→ Exercise input:
━━━━━━━━━━━━━━━━
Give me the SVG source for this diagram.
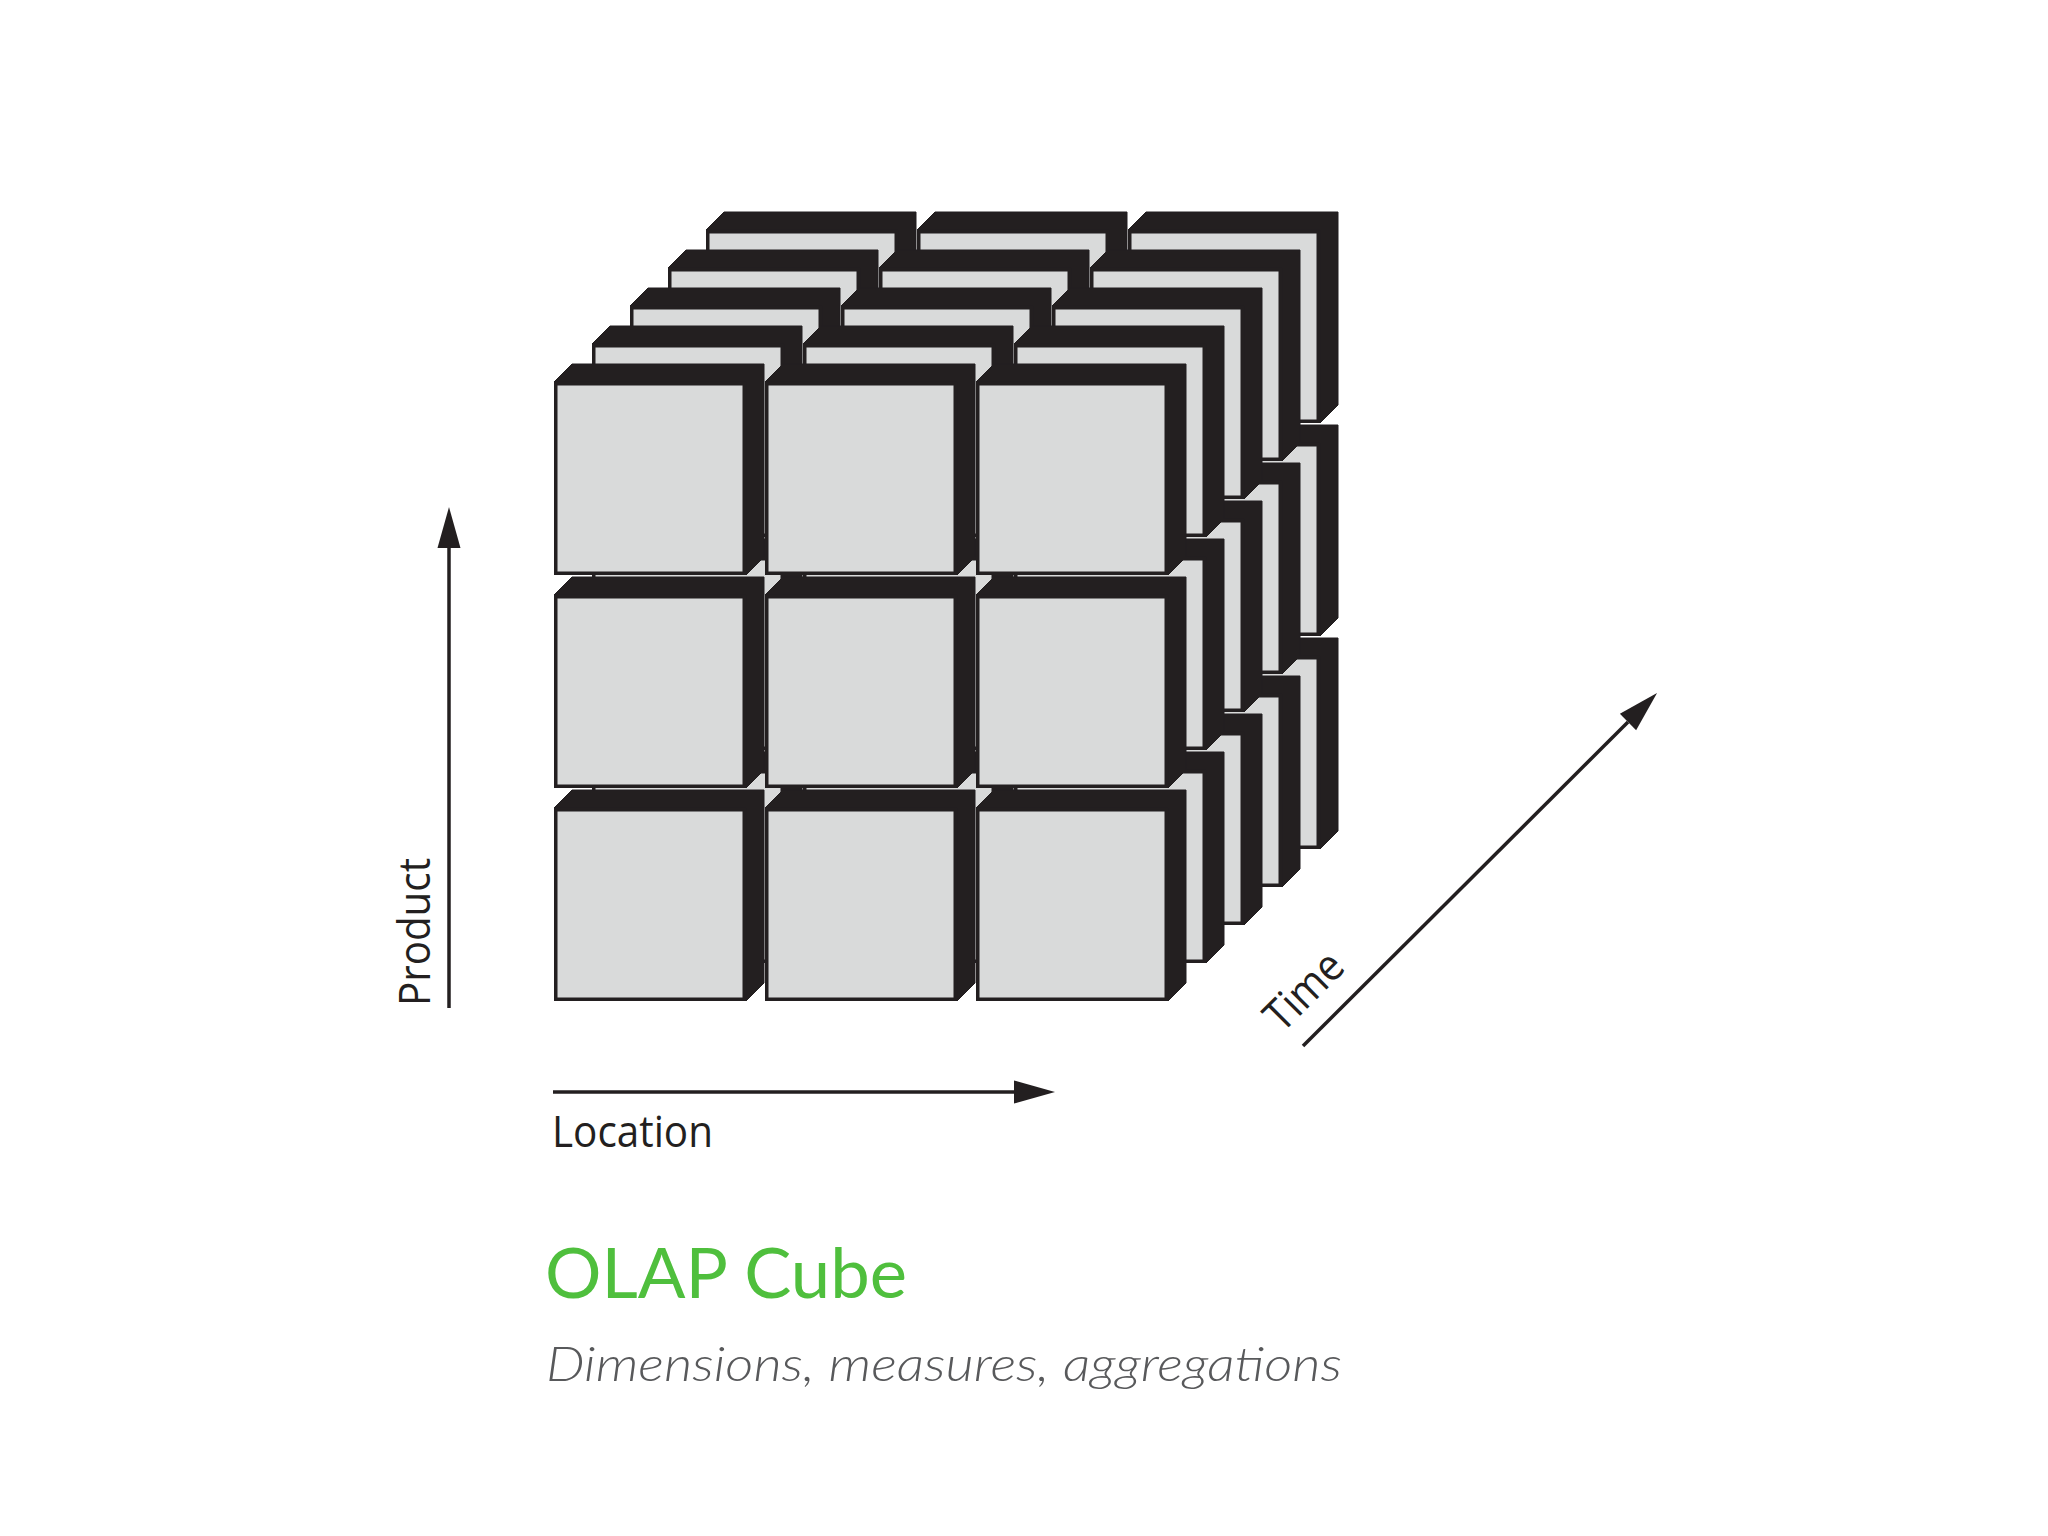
━━━━━━━━━━━━━━━━
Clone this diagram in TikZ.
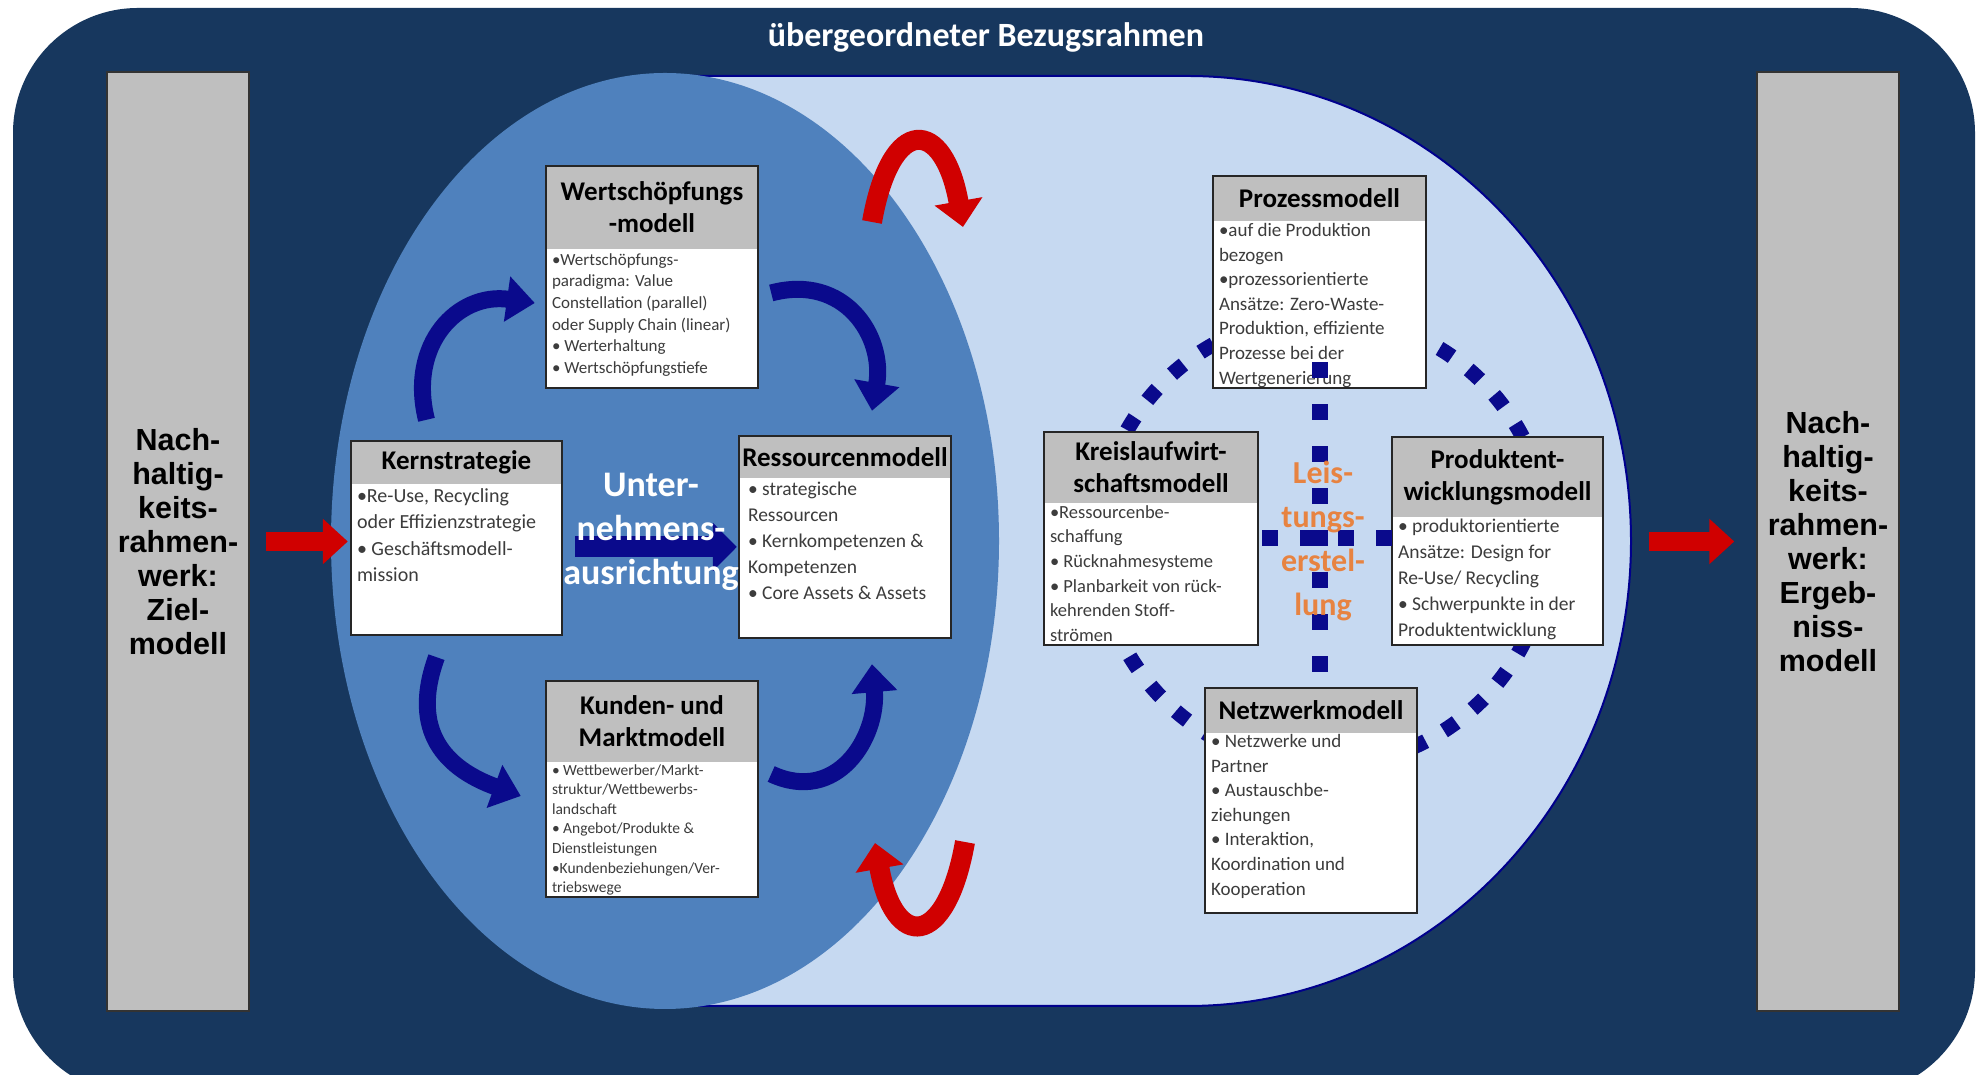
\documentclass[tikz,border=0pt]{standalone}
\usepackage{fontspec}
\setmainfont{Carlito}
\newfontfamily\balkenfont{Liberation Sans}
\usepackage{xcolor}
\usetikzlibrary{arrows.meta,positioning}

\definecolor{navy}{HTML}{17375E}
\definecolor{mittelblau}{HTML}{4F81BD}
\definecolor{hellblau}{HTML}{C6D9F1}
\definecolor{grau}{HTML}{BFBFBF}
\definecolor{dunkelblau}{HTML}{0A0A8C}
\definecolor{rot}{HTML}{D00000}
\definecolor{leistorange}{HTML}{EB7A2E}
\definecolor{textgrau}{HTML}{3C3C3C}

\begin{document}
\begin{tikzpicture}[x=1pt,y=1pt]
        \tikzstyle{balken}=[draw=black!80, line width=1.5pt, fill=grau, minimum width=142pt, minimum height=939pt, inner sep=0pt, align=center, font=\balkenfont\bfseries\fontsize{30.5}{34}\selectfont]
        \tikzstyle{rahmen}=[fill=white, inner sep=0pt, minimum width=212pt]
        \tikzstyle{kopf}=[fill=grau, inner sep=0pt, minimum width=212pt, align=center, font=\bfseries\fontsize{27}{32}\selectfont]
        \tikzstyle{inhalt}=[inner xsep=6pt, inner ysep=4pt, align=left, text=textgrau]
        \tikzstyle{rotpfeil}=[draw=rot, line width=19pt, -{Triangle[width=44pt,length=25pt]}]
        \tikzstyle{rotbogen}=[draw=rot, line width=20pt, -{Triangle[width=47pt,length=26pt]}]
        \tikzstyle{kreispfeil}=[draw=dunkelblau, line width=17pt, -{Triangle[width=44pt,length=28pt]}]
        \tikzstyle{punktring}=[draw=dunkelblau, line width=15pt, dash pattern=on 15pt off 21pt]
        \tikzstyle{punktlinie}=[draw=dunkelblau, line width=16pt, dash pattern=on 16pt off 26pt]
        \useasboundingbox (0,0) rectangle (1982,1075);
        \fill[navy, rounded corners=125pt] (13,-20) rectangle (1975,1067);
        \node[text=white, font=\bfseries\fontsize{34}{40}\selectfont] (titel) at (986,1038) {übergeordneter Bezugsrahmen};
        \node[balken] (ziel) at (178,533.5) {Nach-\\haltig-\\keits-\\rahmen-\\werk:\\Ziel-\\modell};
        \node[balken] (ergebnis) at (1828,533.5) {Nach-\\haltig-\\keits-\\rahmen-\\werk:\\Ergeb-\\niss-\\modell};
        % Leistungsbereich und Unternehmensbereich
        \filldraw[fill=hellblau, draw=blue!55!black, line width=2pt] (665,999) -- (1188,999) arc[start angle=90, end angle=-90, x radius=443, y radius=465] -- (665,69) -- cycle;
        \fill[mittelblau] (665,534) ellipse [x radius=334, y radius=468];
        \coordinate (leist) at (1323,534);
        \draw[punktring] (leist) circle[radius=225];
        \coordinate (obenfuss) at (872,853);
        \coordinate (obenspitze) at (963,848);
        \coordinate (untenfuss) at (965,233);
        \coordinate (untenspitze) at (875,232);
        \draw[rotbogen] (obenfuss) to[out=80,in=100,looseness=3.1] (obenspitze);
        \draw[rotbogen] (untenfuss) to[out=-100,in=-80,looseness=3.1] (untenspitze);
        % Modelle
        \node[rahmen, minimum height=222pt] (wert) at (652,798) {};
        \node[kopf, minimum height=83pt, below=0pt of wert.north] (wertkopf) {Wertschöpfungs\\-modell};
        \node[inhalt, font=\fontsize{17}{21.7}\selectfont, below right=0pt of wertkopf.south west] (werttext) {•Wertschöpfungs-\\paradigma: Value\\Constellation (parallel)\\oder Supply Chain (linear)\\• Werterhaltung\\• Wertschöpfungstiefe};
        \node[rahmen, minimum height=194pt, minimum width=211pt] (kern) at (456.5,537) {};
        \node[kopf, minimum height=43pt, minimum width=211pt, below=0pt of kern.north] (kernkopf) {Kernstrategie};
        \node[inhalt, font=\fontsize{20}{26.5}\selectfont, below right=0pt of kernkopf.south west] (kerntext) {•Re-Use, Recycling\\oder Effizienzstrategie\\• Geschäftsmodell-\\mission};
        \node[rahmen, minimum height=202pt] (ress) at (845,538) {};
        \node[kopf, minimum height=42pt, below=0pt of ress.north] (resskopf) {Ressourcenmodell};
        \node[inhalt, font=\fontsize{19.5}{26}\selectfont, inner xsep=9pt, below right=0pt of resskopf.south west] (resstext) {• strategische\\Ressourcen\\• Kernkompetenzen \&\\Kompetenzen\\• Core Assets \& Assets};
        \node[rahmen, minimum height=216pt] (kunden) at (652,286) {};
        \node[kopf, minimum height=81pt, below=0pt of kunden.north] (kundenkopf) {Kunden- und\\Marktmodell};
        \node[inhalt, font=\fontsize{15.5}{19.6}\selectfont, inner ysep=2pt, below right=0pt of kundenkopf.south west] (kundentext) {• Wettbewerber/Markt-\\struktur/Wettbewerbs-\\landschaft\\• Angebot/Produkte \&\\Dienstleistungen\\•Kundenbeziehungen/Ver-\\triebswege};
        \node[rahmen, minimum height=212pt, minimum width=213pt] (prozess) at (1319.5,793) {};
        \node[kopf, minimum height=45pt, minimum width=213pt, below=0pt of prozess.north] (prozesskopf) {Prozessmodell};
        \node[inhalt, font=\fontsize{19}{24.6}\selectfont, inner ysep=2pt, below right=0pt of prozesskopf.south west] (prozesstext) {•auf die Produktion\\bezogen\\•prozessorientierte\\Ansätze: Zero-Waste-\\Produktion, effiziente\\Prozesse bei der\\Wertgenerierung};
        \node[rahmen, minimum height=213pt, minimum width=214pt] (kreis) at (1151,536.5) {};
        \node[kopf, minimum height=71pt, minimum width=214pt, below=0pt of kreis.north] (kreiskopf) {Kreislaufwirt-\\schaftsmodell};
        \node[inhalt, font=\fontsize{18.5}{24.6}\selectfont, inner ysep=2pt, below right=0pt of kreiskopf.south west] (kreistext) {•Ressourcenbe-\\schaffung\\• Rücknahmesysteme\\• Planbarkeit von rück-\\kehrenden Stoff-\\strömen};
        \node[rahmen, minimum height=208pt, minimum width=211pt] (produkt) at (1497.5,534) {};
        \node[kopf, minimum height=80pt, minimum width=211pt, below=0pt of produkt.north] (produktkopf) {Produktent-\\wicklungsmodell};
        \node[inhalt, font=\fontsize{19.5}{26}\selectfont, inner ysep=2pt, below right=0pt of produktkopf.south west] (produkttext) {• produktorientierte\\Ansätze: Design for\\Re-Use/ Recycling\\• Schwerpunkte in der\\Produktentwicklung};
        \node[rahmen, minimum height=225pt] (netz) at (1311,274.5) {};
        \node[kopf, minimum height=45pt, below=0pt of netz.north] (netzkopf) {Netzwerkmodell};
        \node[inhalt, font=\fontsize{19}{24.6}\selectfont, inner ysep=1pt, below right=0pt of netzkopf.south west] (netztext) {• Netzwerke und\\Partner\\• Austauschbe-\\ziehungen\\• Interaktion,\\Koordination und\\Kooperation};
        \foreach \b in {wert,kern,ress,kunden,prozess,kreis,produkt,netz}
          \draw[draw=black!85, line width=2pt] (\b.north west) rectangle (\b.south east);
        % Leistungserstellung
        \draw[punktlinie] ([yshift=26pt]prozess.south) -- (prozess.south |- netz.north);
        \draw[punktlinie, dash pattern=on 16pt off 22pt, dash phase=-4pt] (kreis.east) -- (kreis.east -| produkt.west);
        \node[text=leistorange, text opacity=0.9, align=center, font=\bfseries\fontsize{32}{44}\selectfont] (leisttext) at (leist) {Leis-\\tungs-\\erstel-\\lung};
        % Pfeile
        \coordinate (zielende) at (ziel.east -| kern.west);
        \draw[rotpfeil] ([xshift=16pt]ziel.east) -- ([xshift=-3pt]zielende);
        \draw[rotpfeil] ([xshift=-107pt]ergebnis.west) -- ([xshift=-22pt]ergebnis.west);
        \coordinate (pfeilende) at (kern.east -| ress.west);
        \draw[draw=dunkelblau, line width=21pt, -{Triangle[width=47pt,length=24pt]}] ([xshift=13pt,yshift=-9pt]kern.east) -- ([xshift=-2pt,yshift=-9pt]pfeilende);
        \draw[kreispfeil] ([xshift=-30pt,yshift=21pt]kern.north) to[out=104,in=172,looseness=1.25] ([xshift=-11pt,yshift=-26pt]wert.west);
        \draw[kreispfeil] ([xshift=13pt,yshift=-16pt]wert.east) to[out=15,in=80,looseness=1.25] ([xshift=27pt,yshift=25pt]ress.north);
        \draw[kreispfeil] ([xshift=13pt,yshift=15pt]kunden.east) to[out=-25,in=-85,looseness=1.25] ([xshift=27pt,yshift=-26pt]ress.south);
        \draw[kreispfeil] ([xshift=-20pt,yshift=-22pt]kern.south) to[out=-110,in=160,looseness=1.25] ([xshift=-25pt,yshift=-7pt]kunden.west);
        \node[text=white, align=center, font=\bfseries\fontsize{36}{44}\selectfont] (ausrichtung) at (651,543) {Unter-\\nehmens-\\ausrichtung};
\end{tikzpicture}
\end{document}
━━━━━━━━━━━━━━━━
→ Required work: Which lines include the word "diagram"? List them all.

→ Output for this exercise:
Give me the SVG source for this diagram.
Clone this diagram in TikZ.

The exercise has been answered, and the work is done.